▶ [Data extract]:
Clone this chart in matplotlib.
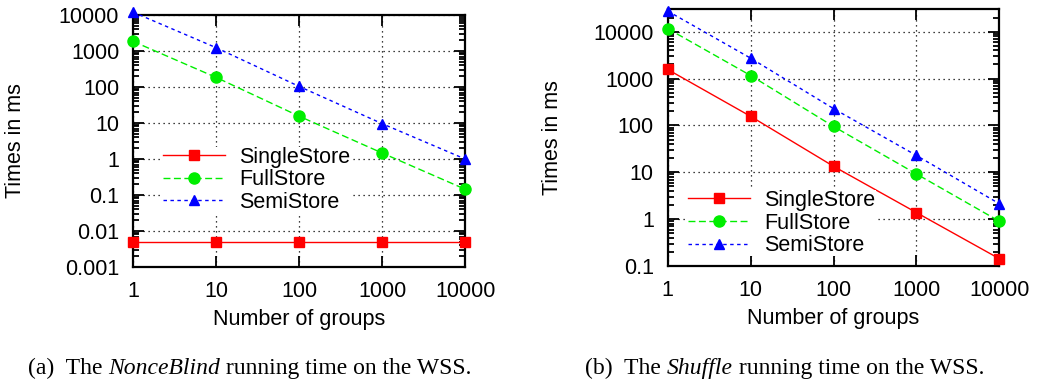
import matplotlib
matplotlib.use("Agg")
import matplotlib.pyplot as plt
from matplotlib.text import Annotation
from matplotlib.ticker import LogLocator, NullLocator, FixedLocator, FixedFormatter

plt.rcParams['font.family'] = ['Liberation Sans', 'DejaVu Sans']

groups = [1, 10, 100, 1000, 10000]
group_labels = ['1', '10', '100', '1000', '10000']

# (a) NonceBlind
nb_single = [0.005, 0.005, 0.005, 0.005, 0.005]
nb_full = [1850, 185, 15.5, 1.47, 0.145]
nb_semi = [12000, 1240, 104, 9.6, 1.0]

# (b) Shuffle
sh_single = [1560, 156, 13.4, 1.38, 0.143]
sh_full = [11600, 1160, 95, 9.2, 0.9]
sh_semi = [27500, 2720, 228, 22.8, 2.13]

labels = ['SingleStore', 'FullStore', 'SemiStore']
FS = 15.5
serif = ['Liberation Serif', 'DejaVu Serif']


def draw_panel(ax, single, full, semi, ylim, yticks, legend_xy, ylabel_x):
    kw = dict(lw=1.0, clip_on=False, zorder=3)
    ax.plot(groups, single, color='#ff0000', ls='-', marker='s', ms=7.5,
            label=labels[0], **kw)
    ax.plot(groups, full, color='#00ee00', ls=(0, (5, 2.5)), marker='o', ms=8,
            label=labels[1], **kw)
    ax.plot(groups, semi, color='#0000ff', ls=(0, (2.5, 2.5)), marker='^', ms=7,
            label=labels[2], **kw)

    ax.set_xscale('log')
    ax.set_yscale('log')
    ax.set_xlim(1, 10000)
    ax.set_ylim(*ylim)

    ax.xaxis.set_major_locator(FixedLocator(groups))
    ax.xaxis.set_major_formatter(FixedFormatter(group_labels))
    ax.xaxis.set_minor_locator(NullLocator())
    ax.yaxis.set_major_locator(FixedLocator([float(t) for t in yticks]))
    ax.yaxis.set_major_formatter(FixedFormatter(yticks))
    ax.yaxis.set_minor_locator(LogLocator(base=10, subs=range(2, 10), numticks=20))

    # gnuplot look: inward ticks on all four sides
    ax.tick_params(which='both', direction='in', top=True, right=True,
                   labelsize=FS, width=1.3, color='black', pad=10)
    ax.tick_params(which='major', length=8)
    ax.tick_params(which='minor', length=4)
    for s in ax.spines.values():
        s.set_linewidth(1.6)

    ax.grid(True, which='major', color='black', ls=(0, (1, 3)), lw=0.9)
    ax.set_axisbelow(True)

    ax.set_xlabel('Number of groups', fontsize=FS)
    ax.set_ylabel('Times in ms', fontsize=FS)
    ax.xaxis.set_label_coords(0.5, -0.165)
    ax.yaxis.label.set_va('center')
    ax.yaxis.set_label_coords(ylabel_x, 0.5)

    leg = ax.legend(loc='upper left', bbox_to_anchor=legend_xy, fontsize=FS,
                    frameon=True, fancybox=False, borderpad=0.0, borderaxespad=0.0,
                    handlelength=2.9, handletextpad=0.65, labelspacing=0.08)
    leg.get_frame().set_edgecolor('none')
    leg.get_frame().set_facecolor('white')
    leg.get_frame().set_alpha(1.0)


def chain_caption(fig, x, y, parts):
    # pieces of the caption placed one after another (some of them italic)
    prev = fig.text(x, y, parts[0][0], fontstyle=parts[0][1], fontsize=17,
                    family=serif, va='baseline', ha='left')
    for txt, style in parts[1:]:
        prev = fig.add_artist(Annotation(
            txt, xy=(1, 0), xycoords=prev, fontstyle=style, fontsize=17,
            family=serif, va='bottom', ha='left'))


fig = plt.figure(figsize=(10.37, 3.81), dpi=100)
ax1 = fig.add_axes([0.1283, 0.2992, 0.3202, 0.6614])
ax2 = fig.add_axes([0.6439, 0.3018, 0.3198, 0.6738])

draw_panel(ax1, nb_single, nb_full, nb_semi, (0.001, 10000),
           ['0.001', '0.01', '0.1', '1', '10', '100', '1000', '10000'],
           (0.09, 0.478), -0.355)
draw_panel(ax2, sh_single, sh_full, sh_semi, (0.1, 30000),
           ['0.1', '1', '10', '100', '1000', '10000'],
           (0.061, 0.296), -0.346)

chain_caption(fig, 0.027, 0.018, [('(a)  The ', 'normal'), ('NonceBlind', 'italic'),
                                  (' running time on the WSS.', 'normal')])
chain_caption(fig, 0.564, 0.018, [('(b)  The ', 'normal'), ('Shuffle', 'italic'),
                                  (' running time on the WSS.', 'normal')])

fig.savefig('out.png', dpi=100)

▶ [Written request]:
Leave out any pictures, please, and quote only the lines from the top of the data through the line that contains "sh_semi = [27500, 2720, 228, 22.8, 2.13]".

▶ [Exercise result]:
Clone this chart in matplotlib.
import matplotlib
matplotlib.use("Agg")
import matplotlib.pyplot as plt
from matplotlib.text import Annotation
from matplotlib.ticker import LogLocator, NullLocator, FixedLocator, FixedFormatter

plt.rcParams['font.family'] = ['Liberation Sans', 'DejaVu Sans']

groups = [1, 10, 100, 1000, 10000]
group_labels = ['1', '10', '100', '1000', '10000']

# (a) NonceBlind
nb_single = [0.005, 0.005, 0.005, 0.005, 0.005]
nb_full = [1850, 185, 15.5, 1.47, 0.145]
nb_semi = [12000, 1240, 104, 9.6, 1.0]

# (b) Shuffle
sh_single = [1560, 156, 13.4, 1.38, 0.143]
sh_full = [11600, 1160, 95, 9.2, 0.9]
sh_semi = [27500, 2720, 228, 22.8, 2.13]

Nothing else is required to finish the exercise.